Portion off the broadcast rights and make one of the stations your go-to home of the Tailteann Cup. As it stands, it's believed that RTÉ will only have room in the schedules for live coverage of the two semi-finals and the final - three games out of a possible 17. The national broadcaster will presumably take the usual torrent of abuse but what option do they have? Drop a provincial hurling final to make space for a Tailteann quarter-final? Unlikely.

At least if the competition had a dedicated broadcast partner, they could make a meal of it. They could be starting to bang the drum on it right now, long before anyone knows or cares who will be involved. A weekly Tailteann Countdown show tracking the league progress of the contenders, local reporters giving insights into players most football followers know nothing about. Make it somebody’s responsibility to get people interested.

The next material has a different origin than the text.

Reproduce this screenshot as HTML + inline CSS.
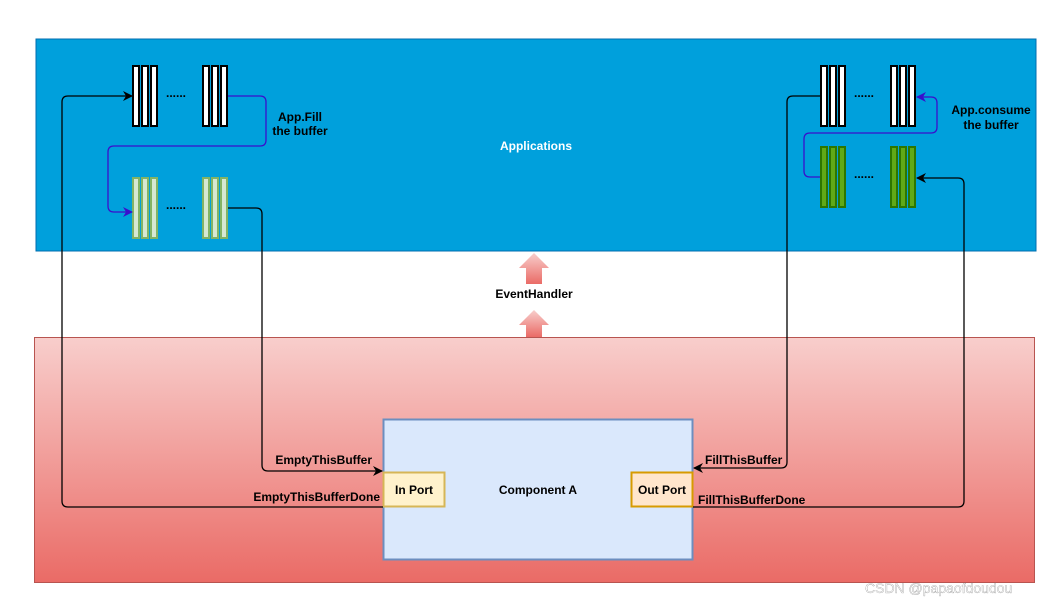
<!DOCTYPE html>
<html><head><style>body{margin:0;background:#fff}svg{display:block}text{font-family:"Liberation Sans",sans-serif;font-size:12px;font-weight:bold}</style></head><body>
<svg width="1059" height="605" viewBox="0 0 1059 605" xmlns="http://www.w3.org/2000/svg">
<defs>
<linearGradient id="rg" x1="0" y1="0" x2="0" y2="1"><stop offset="0" stop-color="#F8CECC"/><stop offset="1" stop-color="#EA6B66"/></linearGradient>
<linearGradient id="ag" x1="0" y1="0" x2="0" y2="1"><stop offset="0" stop-color="#F8CECC"/><stop offset="1" stop-color="#EA6B66"/></linearGradient>
<marker id="mb" markerWidth="10" markerHeight="10" refX="9" refY="5" orient="auto" markerUnits="userSpaceOnUse"><path d="M0,0 L10,5 L0,10 L3,5z" fill="#000"/></marker>
<marker id="mp" markerWidth="10" markerHeight="10" refX="9" refY="5" orient="auto" markerUnits="userSpaceOnUse"><path d="M0,0 L10,5 L0,10 L3,5z" fill="#3A0FCC"/></marker>
</defs>
<rect x="36" y="39" width="1000" height="212" fill="#00A0DC" stroke="#006EAF"/>
<rect x="34.5" y="337.5" width="1000" height="245" fill="url(#rg)" stroke="#B85450"/>
<text x="536" y="150" fill="#fff" text-anchor="middle">Applications</text>
<path d="M534,253 L549,268 L542,268 L542,284 L526,284 L526,268 L519,268z" fill="url(#ag)"/>
<path d="M534,310 L549,325 L542,325 L542,337 L526,337 L526,325 L519,325z" fill="url(#ag)"/>
<text x="534" y="298" text-anchor="middle" fill="#000">EventHandler</text>
<g stroke="#000" stroke-width="2" fill="#fff">
<rect x="133" y="66" width="6" height="60"/><rect x="142" y="66" width="6" height="60"/><rect x="151" y="66" width="6" height="60"/>
<rect x="203" y="66" width="6" height="60"/><rect x="212" y="66" width="6" height="60"/><rect x="221" y="66" width="6" height="60"/>
<rect x="821" y="66" width="6" height="60"/><rect x="830" y="66" width="6" height="60"/><rect x="839" y="66" width="6" height="60"/>
<rect x="891" y="66" width="6" height="60"/><rect x="900" y="66" width="6" height="60"/><rect x="909" y="66" width="6" height="60"/>
</g>
<g stroke="#82B366" stroke-width="2" fill="#D5E8D4">
<rect x="133" y="178" width="6" height="60"/><rect x="142" y="178" width="6" height="60"/><rect x="151" y="178" width="6" height="60"/>
<rect x="203" y="178" width="6" height="60"/><rect x="212" y="178" width="6" height="60"/><rect x="221" y="178" width="6" height="60"/>
</g>
<g stroke="#2D7600" stroke-width="2" fill="#60A917">
<rect x="821" y="147" width="6" height="60"/><rect x="830" y="147" width="6" height="60"/><rect x="839" y="147" width="6" height="60"/>
<rect x="891" y="147" width="6" height="60"/><rect x="900" y="147" width="6" height="60"/><rect x="909" y="147" width="6" height="60"/>
</g>
<g fill="#000"><text x="166" y="97">......</text><text x="166" y="209">......</text><text x="854" y="97">......</text><text x="854" y="178">......</text></g>
<text x="300" y="121" text-anchor="middle">App.Fill</text><text x="300" y="135" text-anchor="middle">the buffer</text>
<text x="991" y="114" text-anchor="middle">App.consume</text><text x="991" y="129" text-anchor="middle">the buffer</text>
<rect x="383.5" y="419.5" width="309" height="140" fill="#DAE8FC" stroke="#6C8EBF" stroke-width="2"/>
<text x="538" y="494" text-anchor="middle">Component A</text>
<rect x="383.5" y="472.5" width="61" height="34" fill="#FFF2CC" stroke="#D6B656" stroke-width="2"/>
<text x="414" y="494" text-anchor="middle">In Port</text>
<rect x="631.5" y="472.5" width="61" height="34" fill="#FFE6CC" stroke="#D79B00" stroke-width="2"/>
<text x="662" y="494" text-anchor="middle">Out Port</text>
<g fill="none" stroke-width="1.3">
<path d="M383,507 L68,507 Q62,507 62,501 L62,102 Q62,96 68,96 L132,96" stroke="#000" marker-end="url(#mb)"/>
<path d="M228,208 L256,208 Q262,208 262,214 L262,465 Q262,471 268,471 L382,471" stroke="#000" marker-end="url(#mb)"/>
<path d="M228,96 L260,96 Q266,96 266,102 L266,140 Q266,146 260,146 L114,146 Q108,146 108,152 L108,206 Q108,212 114,212 L132,212" stroke="#3A0FCC" marker-end="url(#mp)"/>
<path d="M820,96 L793,96 Q787,96 787,102 L787,462 Q787,468 781,468 L694,468" stroke="#000" marker-end="url(#mb)"/>
<path d="M693,507 L958,507 Q964,507 964,501 L964,184 Q964,178 958,178 L917,178" stroke="#000" marker-end="url(#mb)"/>
<path d="M820,177 L810,177 Q804,177 804,171 L804,139 Q804,133 810,133 L931,133 Q937,133 937,127 L937,103 Q937,97 931,97 L917,97" stroke="#3A0FCC" marker-end="url(#mp)"/>
</g>
<text x="372" y="464" text-anchor="end">EmptyThisBuffer</text>
<text x="380" y="501" text-anchor="end">EmptyThisBufferDone</text>
<text x="705" y="464">FillThisBuffer</text>
<text x="698" y="504">FillThisBufferDone</text>
<text x="865" y="593" fill="#fff" style="font-weight:normal;font-size:14px" stroke="#888" stroke-width="0.3">CSDN @papaofdoudou</text>
</svg>
</body></html>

None of that has happened. It may well do next year, when there is the possibility of broadcast contracts being redrawn with the onset of the new championship structures. But here and now, it seems that there will be nothing too surprising or innovative about the promotion of the Tailteann Cup. A weekend like this which will have major implications for the make-up of the competition is allowed to pass without any official nudge from the association that something interesting might be afoot.

For Maughan and Offaly, Saturday is a crucial road trip. They got their mojo going in fits and starts last week against Galway, rattling in three goals against probably the division’s best team. Win on Saturday night and they have a chance of staying up, with games against Roscommon and fellow strugglers Cork to come. And if not, and if the summer brings the Tailteann, so be it.

“The more games lads can play at a good level, the more intercounty games they can play together, the better,” says Maughan. “Summer weather, building up patterns of play, relationships on the pitch and off it - all of that is for the good. There is an attraction in that. The Tailteann Cup deserves to be embraced by the teams that are in it. I hope it is looked upon in a positive way.

“And at the same time - I hope we’re not there!”